◆ **Data section**
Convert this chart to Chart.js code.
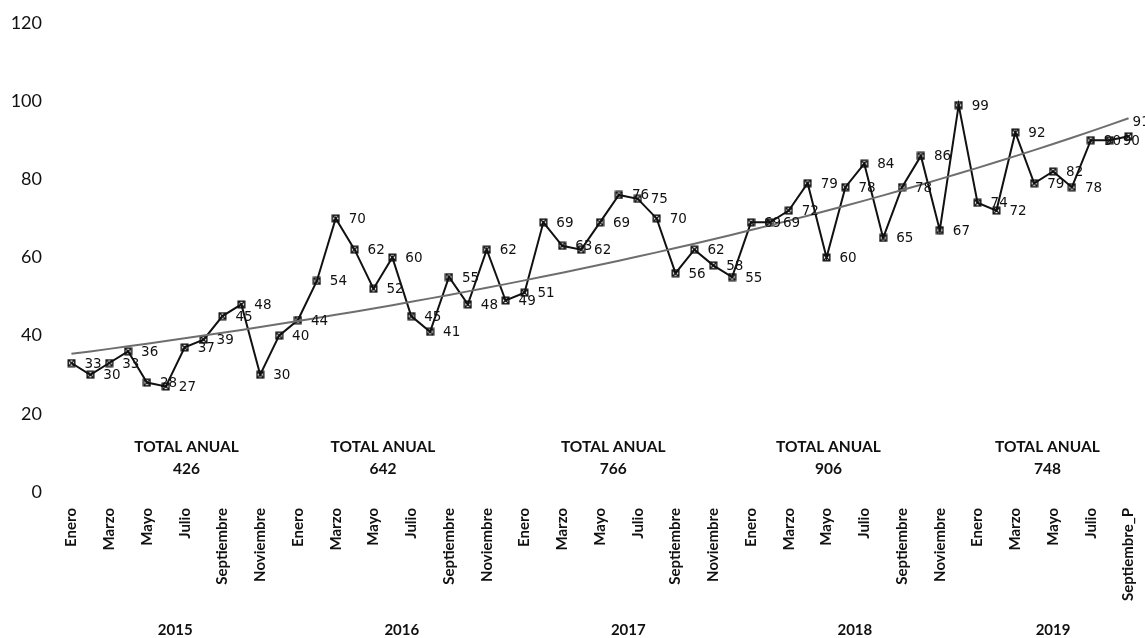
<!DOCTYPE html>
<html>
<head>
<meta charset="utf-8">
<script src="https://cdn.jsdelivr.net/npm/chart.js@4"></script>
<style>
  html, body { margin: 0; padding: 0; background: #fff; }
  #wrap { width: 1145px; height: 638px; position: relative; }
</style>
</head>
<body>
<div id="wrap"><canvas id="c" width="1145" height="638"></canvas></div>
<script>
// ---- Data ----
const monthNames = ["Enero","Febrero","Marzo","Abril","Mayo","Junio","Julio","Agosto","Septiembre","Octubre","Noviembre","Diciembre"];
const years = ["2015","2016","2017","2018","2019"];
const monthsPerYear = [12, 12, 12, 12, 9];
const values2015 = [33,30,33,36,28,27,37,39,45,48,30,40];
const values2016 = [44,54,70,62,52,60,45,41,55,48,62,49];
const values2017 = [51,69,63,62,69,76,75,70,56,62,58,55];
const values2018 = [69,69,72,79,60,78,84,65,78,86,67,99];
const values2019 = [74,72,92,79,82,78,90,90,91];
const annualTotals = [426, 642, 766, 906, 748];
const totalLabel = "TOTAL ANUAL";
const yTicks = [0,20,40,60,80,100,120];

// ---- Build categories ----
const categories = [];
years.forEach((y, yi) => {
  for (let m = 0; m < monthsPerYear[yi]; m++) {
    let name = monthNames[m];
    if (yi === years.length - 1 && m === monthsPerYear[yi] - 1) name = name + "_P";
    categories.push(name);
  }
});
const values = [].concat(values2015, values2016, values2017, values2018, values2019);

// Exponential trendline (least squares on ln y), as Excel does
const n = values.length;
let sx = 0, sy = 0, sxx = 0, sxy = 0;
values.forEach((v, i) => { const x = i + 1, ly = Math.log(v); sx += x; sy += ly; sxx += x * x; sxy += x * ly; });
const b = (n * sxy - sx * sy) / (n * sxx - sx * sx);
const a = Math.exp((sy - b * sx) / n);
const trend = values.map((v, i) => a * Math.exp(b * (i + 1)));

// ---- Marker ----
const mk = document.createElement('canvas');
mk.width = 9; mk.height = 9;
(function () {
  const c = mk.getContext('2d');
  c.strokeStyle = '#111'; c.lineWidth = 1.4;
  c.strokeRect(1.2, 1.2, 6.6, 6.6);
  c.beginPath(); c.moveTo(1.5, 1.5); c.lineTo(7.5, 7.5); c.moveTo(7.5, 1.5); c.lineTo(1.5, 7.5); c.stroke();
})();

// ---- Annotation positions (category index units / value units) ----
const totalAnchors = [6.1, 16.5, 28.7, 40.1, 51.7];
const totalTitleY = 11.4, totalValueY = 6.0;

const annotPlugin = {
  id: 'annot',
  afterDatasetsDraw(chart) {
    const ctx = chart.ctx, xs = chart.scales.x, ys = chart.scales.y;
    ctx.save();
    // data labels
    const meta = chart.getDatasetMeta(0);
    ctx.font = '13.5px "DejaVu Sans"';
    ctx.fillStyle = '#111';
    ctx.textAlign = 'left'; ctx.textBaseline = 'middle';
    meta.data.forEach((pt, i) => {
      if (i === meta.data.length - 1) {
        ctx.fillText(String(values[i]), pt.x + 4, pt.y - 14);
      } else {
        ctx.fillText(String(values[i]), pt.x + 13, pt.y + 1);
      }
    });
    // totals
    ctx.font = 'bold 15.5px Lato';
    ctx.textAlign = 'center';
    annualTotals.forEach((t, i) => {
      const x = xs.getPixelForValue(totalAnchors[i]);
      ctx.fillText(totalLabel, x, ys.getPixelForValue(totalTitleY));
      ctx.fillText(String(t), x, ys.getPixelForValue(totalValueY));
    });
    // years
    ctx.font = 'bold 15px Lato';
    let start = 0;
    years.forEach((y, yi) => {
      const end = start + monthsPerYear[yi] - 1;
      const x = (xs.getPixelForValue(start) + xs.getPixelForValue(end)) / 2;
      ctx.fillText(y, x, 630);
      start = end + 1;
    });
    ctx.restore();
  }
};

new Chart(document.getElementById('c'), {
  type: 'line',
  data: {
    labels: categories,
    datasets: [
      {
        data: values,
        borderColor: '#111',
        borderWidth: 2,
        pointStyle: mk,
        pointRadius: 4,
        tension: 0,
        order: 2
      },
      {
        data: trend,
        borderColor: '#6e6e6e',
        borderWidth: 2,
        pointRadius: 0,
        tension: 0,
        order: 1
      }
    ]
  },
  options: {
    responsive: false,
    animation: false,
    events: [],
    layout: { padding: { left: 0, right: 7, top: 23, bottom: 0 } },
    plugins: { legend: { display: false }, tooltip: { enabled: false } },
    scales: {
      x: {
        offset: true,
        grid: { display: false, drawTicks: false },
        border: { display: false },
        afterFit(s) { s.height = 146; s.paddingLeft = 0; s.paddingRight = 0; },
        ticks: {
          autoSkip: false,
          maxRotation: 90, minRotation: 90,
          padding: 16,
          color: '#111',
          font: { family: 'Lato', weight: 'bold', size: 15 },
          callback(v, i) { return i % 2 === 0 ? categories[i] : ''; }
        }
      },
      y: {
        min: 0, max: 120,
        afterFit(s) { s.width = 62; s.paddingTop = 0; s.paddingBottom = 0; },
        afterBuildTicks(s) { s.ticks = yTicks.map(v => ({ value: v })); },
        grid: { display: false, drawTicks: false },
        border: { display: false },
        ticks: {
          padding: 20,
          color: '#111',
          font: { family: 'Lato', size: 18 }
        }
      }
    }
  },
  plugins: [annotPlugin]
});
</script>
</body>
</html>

◆ **Exercise task**
Without the pictures, return the listing above from its first line through the line that has "const totalTitleY = 11.4, totalValueY = 6.0;".

◆ **Solution to the exercise**
Convert this chart to Chart.js code.
<!DOCTYPE html>
<html>
<head>
<meta charset="utf-8">
<script src="https://cdn.jsdelivr.net/npm/chart.js@4"></script>
<style>
  html, body { margin: 0; padding: 0; background: #fff; }
  #wrap { width: 1145px; height: 638px; position: relative; }
</style>
</head>
<body>
<div id="wrap"><canvas id="c" width="1145" height="638"></canvas></div>
<script>
// ---- Data ----
const monthNames = ["Enero","Febrero","Marzo","Abril","Mayo","Junio","Julio","Agosto","Septiembre","Octubre","Noviembre","Diciembre"];
const years = ["2015","2016","2017","2018","2019"];
const monthsPerYear = [12, 12, 12, 12, 9];
const values2015 = [33,30,33,36,28,27,37,39,45,48,30,40];
const values2016 = [44,54,70,62,52,60,45,41,55,48,62,49];
const values2017 = [51,69,63,62,69,76,75,70,56,62,58,55];
const values2018 = [69,69,72,79,60,78,84,65,78,86,67,99];
const values2019 = [74,72,92,79,82,78,90,90,91];
const annualTotals = [426, 642, 766, 906, 748];
const totalLabel = "TOTAL ANUAL";
const yTicks = [0,20,40,60,80,100,120];

// ---- Build categories ----
const categories = [];
years.forEach((y, yi) => {
  for (let m = 0; m < monthsPerYear[yi]; m++) {
    let name = monthNames[m];
    if (yi === years.length - 1 && m === monthsPerYear[yi] - 1) name = name + "_P";
    categories.push(name);
  }
});
const values = [].concat(values2015, values2016, values2017, values2018, values2019);

// Exponential trendline (least squares on ln y), as Excel does
const n = values.length;
let sx = 0, sy = 0, sxx = 0, sxy = 0;
values.forEach((v, i) => { const x = i + 1, ly = Math.log(v); sx += x; sy += ly; sxx += x * x; sxy += x * ly; });
const b = (n * sxy - sx * sy) / (n * sxx - sx * sx);
const a = Math.exp((sy - b * sx) / n);
const trend = values.map((v, i) => a * Math.exp(b * (i + 1)));

// ---- Marker ----
const mk = document.createElement('canvas');
mk.width = 9; mk.height = 9;
(function () {
  const c = mk.getContext('2d');
  c.strokeStyle = '#111'; c.lineWidth = 1.4;
  c.strokeRect(1.2, 1.2, 6.6, 6.6);
  c.beginPath(); c.moveTo(1.5, 1.5); c.lineTo(7.5, 7.5); c.moveTo(7.5, 1.5); c.lineTo(1.5, 7.5); c.stroke();
})();

// ---- Annotation positions (category index units / value units) ----
const totalAnchors = [6.1, 16.5, 28.7, 40.1, 51.7];
const totalTitleY = 11.4, totalValueY = 6.0;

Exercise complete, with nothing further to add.